’LAST YEAR’S DROUGHT CONTRIBUTED TO SLIDE IN ECONOMIC GROWTH’
Last year’s severe drought contributed to the slow-down of the country’s economy during the first quarter of 2013, the midyear fiscal report issued by the Ministry of Finance and Planning stated.
According to the report which was presented to Parliament last week the economy had recorded a 6.0 percent growth, in real terms, during the first quarter of 2013 in comparison to 8.0 percent growth recorded during the first quarter of 2012, and the 6.3 percent growth recorded during the fourth quarter of 2012.
The Industrial sector which grew by 10.7 percent during the first quarter of 2013 had mainly contributed to the economic growth as per the report. There had been a 0.1 percent sluggish growth in paddy production and 1.2 percent contraction in production of highland crops
However, the Agriculture Sector and the Services Sector that recorded a slower growth of 2.0 percent and 4.3 percent, respectively during the first quarter of 2013 has contributed to the slow growth of overall economy according to the mid-year fiscal report.
Accordingly, the agriculture sector had slowed down due to the failure in 2012/13 ‘Maha’ crop due to severe drought in the second and third quarters of 2012.
There had been a 0.1 percent sluggish growth in paddy production and 1.2 percent contraction in production of highland crops, vegetables and fruit affected by the unfavourable weather conditions. This is in comparison to 36.1 percent and 10.8 percent higher growth recorded during the same period in 2012, respectively.
Industrial sector contribution to GDP expanded by 1.3 percent to 31.3 percent during this period. Better performance in all main sub-sectors supported this growth.
Manufacturing sector which contributed to 17.6 of the GDP, grew by 6.4 percent benefiting from the 6.5 percent growth in factory industries.

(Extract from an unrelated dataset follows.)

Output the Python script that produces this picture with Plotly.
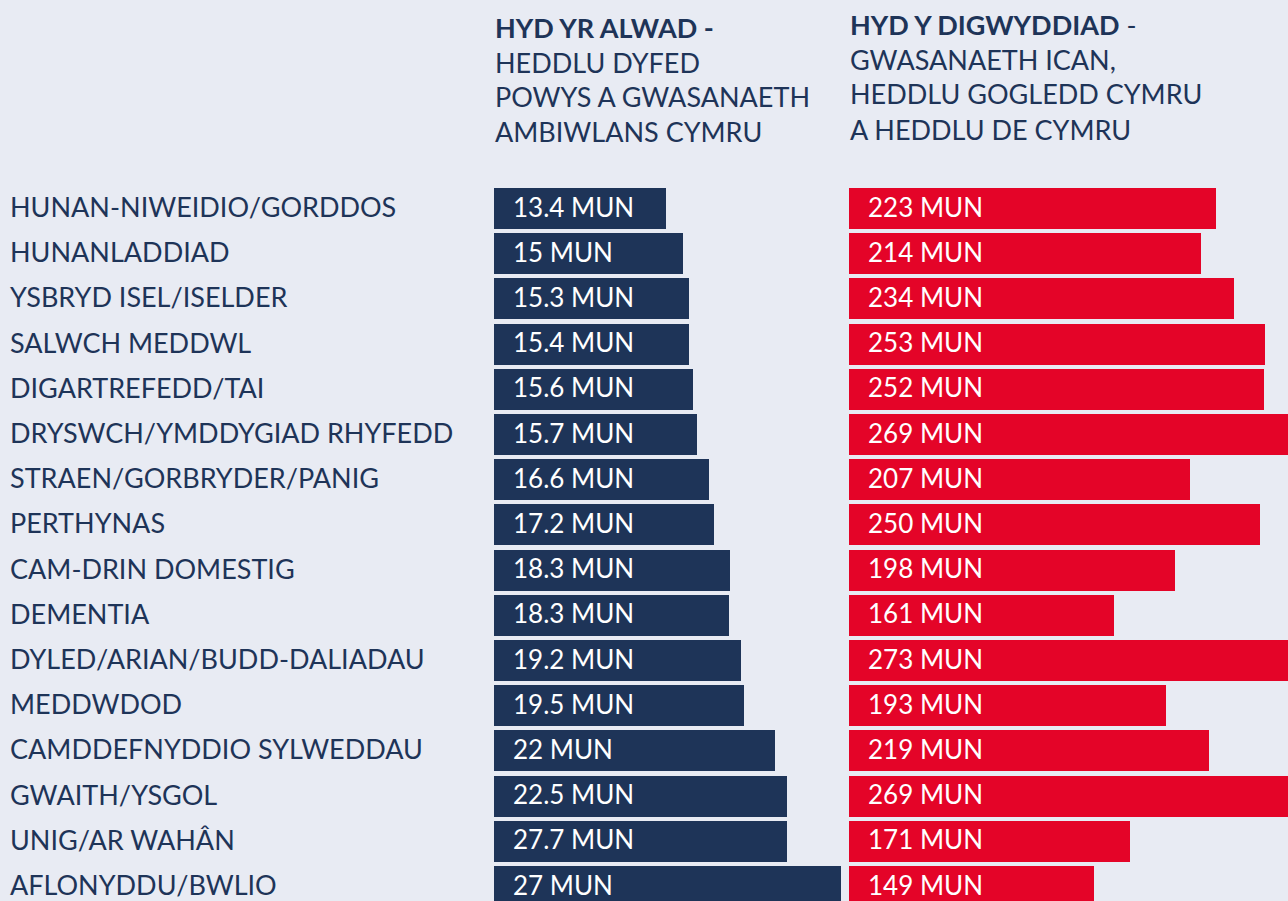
import plotly.graph_objects as go

categories = [
    "HUNAN-NIWEIDIO/GORDDOS", "HUNANLADDIAD", "YSBRYD ISEL/ISELDER", "SALWCH MEDDWL",
    "DIGARTREFEDD/TAI", "DRYSWCH/YMDDYGIAD RHYFEDD", "STRAEN/GORBRYDER/PANIG", "PERTHYNAS",
    "CAM-DRIN DOMESTIG", "DEMENTIA", "DYLED/ARIAN/BUDD-DALIADAU", "MEDDWDOD",
    "CAMDDEFNYDDIO SYLWEDDAU", "GWAITH/YSGOL", "UNIG/AR WAHÂN", "AFLONYDDU/BWLIO",
]
# Call duration labels (minutes) as printed
call_minutes = ["13.4", "15", "15.3", "15.4", "15.6", "15.7", "16.6", "17.2",
                "18.3", "18.3", "19.2", "19.5", "22", "22.5", "27.7", "27"]
# Call bar lengths as drawn in the picture (minutes)
call_bar = [13.5, 14.8, 15.3, 15.3, 15.6, 15.9, 16.9, 17.25,
            18.5, 18.4, 19.4, 19.6, 22.0, 23.0, 23.0, 27.2]
# Incident duration (minutes)
incident_minutes = [223, 214, 234, 253, 252, 269, 207, 250,
                    198, 161, 273, 193, 219, 269, 171, 149]

header_left = ["<b>HYD YR ALWAD -</b>", "HEDDLU DYFED", "POWYS A GWASANAETH", "AMBIWLANS CYMRU"]
header_right = ["<b>HYD Y DIGWYDDIAD</b> -", "GWASANAETH ICAN,", "HEDDLU GOGLEDD CYMRU", "A HEDDLU DE CYMRU"]

NAVY = "#1e3458"
RED = "#e40428"
BG = "#e8ebf3"
FONT = "Lato"
W, H = 1288, 901

rows = list(range(len(categories)))

fig = go.Figure()
fig.add_trace(go.Bar(x=call_bar, y=rows, orientation="h", width=0.907,
                     marker=dict(color=NAVY, line=dict(width=0)),
                     xaxis="x", yaxis="y", hoverinfo="skip", showlegend=False))
fig.add_trace(go.Bar(x=incident_minutes, y=rows, orientation="h", width=0.907,
                     marker=dict(color=RED, line=dict(width=0)),
                     xaxis="x2", yaxis="y", hoverinfo="skip", showlegend=False))

ann = []
for i, c in enumerate(categories):
    ann.append(dict(text=c, x=8 / W, xref="paper", y=i, yref="y", xanchor="left",
                    yanchor="middle", showarrow=False, yshift=2,
                    font=dict(family=FONT, size=27, color=NAVY)))
    ann.append(dict(text=f"{call_minutes[i]} MUN", x=0, xref="x", y=i, yref="y",
                    xanchor="left", yanchor="middle", showarrow=False, xshift=17, yshift=2,
                    font=dict(family=FONT, size=26, color="white")))
    ann.append(dict(text=f"{incident_minutes[i]} MUN", x=0, xref="x2", y=i, yref="y",
                    xanchor="left", yanchor="middle", showarrow=False, xshift=17, yshift=2,
                    font=dict(family=FONT, size=26, color="white")))

left_centers = [27.5, 62.5, 96.5, 131]
right_centers = [24.5, 59.5, 94, 129]
for t, cy in zip(header_left, left_centers):
    ann.append(dict(text=t, x=493 / W, xref="paper", y=1 - cy / H, yref="paper",
                    xanchor="left", yanchor="middle", showarrow=False,
                    font=dict(family=FONT, size=27, color=NAVY)))
for t, cy in zip(header_right, right_centers):
    ann.append(dict(text=t, x=848 / W, xref="paper", y=1 - cy / H, yref="paper",
                    xanchor="left", yanchor="middle", showarrow=False,
                    font=dict(family=FONT, size=27, color=NAVY)))

row_px = 45.2
first_c = 208.5
fig.update_layout(
    width=W, height=H,
    margin=dict(l=0, r=0, t=0, b=0),
    paper_bgcolor=BG, plot_bgcolor=BG,
    bargap=0,
    xaxis=dict(domain=[494 / W, 849 / W], range=[0, 355 / 12.75], visible=False,
               fixedrange=True),
    xaxis2=dict(domain=[849 / W, 1.0], range=[0, 439 / 1.645], visible=False,
                anchor="y", fixedrange=True),
    yaxis=dict(range=[(H - first_c) / row_px, -first_c / row_px], visible=False,
               fixedrange=True),
    annotations=ann,
)

fig.write_html("out.html", config={"displayModeBar": False},
               post_script="document.body.style.margin='0';document.body.style.overflow='hidden';")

This was supported by the noteworthy performance in production of food and beverages, textiles and wearing apparel industries benefiting from the pickup in domestic demand due to increased economic activities, tourism sector revival and also the positive impact from the removal of the ceiling imposed on private sector credit expansion and downward adjustment of interest rates since end 2012.